WHAT THE EXERCISE ASKS - Exactly the lines from the line with "Reproduce this chart with matplotlib." to the line with "plt.rcParams['font.family'] = ['Liberation" should be extracted, both included, with no other lines.

RAW DATA -

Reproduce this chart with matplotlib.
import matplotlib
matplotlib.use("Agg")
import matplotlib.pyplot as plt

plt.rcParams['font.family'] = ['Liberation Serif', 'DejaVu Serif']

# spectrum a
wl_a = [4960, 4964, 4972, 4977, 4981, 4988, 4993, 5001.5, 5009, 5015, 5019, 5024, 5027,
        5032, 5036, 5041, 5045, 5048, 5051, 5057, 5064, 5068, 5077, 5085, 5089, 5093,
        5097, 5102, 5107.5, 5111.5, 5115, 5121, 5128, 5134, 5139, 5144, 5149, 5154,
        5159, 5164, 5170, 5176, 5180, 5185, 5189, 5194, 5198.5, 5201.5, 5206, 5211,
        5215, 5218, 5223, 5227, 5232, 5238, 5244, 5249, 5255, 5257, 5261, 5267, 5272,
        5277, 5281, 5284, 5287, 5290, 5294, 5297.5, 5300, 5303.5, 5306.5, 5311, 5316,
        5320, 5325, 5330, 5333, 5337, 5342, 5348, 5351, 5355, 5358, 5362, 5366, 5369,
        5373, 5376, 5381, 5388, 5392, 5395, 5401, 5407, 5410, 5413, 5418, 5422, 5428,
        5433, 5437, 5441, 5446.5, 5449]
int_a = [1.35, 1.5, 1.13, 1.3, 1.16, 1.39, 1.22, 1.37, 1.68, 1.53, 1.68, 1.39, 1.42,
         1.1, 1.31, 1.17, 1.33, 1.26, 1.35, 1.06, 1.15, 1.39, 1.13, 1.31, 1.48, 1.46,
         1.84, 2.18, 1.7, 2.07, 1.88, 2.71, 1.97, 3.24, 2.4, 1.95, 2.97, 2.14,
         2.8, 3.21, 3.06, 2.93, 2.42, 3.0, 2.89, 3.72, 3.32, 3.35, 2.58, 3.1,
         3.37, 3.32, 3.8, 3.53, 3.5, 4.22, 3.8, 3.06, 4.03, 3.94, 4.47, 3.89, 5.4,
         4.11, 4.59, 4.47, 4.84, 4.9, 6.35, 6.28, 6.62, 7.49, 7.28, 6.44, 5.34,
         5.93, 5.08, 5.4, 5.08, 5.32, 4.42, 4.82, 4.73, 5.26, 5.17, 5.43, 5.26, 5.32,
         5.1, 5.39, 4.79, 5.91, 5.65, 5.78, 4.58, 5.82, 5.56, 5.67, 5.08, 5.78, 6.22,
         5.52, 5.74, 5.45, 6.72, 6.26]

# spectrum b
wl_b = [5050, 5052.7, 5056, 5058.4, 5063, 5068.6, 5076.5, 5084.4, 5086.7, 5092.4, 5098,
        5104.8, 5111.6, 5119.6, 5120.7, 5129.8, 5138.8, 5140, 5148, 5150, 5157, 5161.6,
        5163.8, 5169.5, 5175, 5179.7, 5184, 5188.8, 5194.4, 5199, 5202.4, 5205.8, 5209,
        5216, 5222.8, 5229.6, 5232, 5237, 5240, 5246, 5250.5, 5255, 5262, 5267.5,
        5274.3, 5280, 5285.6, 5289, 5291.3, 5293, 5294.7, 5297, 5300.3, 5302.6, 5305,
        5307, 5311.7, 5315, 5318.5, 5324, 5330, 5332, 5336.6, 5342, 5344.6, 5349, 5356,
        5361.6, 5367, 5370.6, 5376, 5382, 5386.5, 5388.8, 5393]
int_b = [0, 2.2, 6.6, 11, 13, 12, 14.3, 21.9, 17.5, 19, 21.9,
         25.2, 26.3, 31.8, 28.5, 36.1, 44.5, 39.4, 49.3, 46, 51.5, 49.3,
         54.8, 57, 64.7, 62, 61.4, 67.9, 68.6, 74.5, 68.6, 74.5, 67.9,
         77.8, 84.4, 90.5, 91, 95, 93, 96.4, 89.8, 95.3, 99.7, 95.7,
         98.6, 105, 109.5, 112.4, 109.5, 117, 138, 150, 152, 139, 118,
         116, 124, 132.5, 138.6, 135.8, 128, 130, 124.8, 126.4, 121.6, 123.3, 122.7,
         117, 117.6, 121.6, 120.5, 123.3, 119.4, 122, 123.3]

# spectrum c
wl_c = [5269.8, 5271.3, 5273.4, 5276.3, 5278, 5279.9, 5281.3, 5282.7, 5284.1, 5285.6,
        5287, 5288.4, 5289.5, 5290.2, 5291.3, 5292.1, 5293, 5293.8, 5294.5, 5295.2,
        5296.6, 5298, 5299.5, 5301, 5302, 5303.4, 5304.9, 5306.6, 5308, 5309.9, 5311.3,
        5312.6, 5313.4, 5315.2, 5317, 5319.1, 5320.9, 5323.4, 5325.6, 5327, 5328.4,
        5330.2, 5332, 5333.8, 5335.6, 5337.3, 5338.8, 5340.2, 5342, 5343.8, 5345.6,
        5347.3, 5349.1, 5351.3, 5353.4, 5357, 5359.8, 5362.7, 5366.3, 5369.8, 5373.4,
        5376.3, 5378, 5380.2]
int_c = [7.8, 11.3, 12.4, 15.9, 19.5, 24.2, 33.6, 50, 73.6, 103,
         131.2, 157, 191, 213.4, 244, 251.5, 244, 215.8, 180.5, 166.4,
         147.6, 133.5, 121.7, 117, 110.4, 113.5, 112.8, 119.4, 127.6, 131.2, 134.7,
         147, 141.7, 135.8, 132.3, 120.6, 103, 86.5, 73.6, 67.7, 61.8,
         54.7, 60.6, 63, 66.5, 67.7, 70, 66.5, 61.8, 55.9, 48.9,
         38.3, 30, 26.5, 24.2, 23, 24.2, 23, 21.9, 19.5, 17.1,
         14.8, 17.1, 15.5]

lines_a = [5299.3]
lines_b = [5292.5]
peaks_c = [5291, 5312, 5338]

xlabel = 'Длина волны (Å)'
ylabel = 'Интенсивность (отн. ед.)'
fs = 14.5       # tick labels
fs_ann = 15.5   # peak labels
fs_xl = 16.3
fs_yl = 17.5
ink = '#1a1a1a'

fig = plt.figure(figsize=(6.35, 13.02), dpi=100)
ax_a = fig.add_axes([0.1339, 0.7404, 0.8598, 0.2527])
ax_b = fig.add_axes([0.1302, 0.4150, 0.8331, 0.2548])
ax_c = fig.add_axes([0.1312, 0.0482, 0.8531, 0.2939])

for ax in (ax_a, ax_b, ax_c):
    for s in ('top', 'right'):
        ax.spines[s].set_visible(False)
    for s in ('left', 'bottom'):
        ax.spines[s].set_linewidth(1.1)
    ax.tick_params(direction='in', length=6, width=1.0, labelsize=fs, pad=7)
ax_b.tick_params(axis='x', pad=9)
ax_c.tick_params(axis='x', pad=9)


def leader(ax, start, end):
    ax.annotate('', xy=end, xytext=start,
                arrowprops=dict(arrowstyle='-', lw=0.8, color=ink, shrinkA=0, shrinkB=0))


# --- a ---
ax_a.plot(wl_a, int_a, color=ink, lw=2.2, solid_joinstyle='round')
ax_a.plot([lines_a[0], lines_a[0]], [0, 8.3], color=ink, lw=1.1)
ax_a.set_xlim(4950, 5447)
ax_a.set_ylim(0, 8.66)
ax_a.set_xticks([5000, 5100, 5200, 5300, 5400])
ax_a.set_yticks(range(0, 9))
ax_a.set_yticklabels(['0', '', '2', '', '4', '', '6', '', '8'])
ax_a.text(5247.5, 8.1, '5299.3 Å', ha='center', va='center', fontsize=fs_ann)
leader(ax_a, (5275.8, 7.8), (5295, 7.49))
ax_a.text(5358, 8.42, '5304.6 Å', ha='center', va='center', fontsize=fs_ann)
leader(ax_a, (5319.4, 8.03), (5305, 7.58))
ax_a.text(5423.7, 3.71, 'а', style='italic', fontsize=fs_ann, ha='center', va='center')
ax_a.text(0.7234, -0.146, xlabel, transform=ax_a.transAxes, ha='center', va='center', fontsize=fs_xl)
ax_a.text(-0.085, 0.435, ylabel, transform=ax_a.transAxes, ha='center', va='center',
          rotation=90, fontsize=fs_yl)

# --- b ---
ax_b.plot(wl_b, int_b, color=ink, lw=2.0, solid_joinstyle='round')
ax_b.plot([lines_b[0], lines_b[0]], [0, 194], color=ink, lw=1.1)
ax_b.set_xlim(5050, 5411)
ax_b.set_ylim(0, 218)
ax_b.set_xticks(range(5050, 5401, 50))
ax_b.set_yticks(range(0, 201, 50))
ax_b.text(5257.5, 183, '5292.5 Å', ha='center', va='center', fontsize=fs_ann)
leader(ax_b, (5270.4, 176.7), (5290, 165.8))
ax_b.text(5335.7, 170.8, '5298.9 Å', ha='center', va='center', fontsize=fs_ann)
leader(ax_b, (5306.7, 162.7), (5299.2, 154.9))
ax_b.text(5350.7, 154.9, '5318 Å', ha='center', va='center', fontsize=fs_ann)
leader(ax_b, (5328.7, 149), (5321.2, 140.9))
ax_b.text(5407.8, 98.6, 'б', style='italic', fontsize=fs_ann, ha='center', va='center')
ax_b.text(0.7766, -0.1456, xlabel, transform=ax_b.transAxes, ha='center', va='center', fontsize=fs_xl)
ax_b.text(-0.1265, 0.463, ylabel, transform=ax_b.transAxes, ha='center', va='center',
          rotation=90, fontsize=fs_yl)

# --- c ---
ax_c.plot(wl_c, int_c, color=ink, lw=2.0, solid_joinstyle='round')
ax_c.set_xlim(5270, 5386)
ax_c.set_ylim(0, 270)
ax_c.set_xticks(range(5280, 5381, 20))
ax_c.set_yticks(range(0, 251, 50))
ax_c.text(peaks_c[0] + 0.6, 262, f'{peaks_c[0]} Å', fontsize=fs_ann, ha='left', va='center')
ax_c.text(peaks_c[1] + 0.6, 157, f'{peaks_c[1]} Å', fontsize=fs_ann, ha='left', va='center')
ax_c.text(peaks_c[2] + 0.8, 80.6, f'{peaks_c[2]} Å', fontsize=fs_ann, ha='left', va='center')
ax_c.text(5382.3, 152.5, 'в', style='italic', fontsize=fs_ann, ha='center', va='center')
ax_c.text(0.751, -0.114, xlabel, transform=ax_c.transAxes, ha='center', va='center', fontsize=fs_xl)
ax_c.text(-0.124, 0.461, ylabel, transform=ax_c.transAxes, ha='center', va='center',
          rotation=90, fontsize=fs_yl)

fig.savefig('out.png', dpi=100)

* * *

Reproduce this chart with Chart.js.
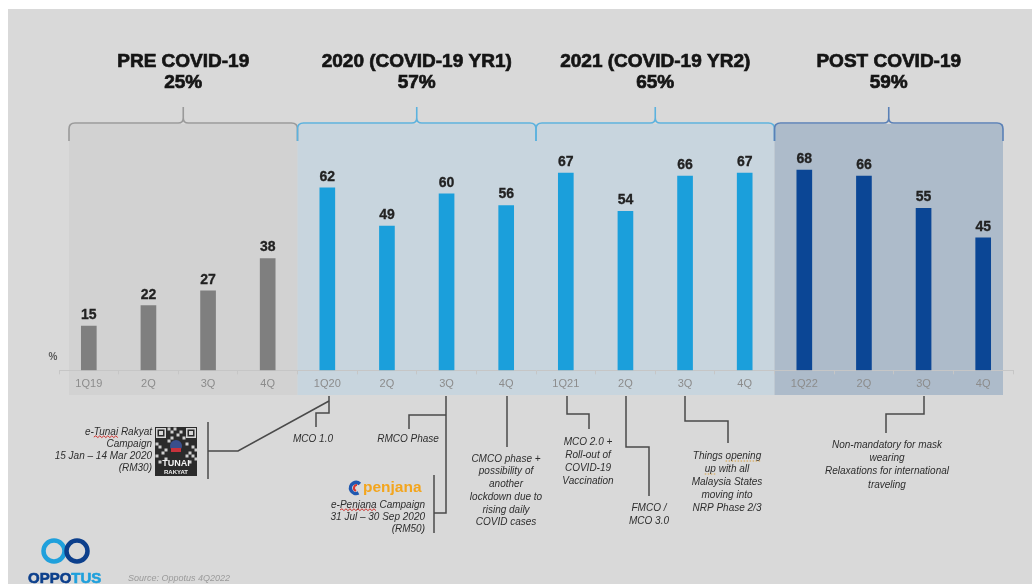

==

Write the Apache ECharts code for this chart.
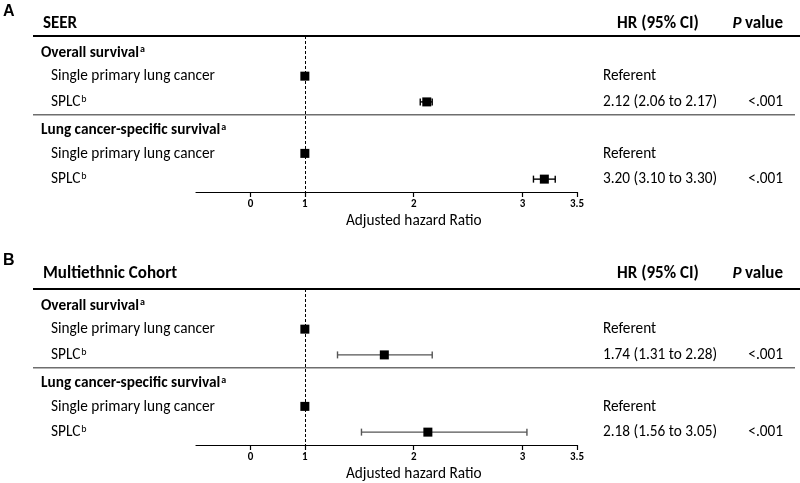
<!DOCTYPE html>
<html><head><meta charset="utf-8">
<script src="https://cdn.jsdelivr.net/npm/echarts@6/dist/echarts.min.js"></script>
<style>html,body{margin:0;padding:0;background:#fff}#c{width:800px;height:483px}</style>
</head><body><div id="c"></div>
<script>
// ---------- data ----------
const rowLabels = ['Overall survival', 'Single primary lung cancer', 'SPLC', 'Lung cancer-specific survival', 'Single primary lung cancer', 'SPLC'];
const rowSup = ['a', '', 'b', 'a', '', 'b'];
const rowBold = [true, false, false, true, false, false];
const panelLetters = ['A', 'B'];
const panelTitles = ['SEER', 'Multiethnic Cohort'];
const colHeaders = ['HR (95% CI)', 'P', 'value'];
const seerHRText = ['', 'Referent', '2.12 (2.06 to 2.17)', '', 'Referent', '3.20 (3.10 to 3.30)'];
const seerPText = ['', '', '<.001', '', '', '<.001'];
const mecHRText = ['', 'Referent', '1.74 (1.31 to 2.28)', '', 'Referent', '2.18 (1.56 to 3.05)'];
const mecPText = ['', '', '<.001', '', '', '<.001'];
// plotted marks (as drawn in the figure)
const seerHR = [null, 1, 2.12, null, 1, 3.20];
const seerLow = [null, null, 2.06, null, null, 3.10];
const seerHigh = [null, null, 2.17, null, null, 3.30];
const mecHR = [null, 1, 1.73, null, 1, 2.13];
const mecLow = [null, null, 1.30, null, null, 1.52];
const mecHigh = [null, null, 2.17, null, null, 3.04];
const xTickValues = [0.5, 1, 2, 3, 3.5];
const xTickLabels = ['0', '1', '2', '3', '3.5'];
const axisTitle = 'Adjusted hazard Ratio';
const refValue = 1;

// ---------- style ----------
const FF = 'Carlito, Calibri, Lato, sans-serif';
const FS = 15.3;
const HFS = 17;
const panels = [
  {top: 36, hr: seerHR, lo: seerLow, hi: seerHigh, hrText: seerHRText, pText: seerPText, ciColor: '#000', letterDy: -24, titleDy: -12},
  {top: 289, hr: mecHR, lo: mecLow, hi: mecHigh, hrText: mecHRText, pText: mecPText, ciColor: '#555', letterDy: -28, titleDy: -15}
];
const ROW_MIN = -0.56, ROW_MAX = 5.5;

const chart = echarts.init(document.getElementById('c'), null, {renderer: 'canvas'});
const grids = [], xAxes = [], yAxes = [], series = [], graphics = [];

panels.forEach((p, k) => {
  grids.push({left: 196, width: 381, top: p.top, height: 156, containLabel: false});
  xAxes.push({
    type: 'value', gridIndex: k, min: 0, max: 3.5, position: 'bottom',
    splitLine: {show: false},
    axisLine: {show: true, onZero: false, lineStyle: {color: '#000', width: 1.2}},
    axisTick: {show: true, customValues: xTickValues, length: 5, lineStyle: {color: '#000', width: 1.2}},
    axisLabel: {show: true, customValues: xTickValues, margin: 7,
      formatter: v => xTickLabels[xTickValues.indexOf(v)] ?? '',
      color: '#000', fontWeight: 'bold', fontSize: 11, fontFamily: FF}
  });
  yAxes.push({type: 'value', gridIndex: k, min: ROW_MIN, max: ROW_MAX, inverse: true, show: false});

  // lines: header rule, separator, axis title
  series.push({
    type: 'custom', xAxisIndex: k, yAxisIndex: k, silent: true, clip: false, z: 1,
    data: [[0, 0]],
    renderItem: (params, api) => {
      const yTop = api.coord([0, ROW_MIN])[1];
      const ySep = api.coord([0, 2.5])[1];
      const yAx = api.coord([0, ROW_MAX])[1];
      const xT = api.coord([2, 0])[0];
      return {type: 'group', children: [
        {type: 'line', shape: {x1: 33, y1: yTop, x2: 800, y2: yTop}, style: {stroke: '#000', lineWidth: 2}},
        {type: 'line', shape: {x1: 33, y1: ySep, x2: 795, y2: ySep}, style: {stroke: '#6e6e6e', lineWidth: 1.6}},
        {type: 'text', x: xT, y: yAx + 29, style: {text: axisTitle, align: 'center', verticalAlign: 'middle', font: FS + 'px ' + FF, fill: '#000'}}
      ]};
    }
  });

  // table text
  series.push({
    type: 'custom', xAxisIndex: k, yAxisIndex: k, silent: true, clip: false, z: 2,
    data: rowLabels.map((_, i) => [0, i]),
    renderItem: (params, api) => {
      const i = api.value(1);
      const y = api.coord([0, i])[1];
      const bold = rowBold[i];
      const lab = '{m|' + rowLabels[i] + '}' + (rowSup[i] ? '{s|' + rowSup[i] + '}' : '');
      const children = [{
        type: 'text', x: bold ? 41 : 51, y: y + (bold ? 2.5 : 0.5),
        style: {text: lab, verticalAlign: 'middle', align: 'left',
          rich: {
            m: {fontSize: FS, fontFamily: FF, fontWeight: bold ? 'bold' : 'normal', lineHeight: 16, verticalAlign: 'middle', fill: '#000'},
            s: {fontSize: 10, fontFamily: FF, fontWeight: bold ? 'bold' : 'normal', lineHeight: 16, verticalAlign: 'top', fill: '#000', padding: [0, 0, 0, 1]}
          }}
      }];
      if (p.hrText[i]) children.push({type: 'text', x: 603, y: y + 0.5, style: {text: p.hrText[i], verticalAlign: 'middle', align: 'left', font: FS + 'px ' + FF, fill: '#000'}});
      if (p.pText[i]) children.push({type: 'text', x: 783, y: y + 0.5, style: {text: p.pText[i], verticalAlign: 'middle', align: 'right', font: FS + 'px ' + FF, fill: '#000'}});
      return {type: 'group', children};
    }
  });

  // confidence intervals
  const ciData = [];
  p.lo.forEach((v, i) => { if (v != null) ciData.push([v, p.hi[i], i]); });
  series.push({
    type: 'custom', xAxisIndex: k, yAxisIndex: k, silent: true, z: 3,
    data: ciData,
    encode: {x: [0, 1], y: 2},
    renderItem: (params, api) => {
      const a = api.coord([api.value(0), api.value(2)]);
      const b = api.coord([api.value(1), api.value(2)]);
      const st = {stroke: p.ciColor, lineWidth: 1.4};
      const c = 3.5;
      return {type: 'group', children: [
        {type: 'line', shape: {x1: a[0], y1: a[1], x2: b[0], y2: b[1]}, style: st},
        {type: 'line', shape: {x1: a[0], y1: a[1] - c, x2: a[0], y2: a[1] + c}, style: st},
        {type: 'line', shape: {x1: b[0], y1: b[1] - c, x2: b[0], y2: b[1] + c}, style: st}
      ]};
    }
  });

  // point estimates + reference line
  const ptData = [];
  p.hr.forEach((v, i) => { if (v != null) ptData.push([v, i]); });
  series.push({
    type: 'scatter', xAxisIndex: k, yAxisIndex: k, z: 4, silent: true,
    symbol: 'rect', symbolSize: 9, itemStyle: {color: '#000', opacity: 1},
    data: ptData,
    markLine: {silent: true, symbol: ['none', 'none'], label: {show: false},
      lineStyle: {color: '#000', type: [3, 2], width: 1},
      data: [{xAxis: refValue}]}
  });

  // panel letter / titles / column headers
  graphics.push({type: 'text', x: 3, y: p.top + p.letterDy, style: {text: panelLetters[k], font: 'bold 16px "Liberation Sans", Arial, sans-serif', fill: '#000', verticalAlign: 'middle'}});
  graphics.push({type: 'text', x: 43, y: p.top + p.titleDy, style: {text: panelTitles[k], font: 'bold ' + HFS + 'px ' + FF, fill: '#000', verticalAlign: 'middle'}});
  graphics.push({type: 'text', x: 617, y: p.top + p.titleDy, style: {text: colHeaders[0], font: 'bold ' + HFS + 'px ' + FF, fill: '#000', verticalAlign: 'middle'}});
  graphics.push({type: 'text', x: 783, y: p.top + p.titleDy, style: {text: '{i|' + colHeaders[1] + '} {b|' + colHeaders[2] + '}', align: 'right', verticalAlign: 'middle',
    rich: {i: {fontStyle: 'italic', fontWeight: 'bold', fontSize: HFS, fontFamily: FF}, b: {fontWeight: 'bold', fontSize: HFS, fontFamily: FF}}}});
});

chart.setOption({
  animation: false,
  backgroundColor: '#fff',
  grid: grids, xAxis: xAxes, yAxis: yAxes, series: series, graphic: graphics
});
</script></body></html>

OUTPUT -
Reproduce this chart with matplotlib.
import matplotlib
matplotlib.use("Agg")
import matplotlib.pyplot as plt

plt.rcParams['font.family'] = ['Liberation Serif', 'DejaVu Serif']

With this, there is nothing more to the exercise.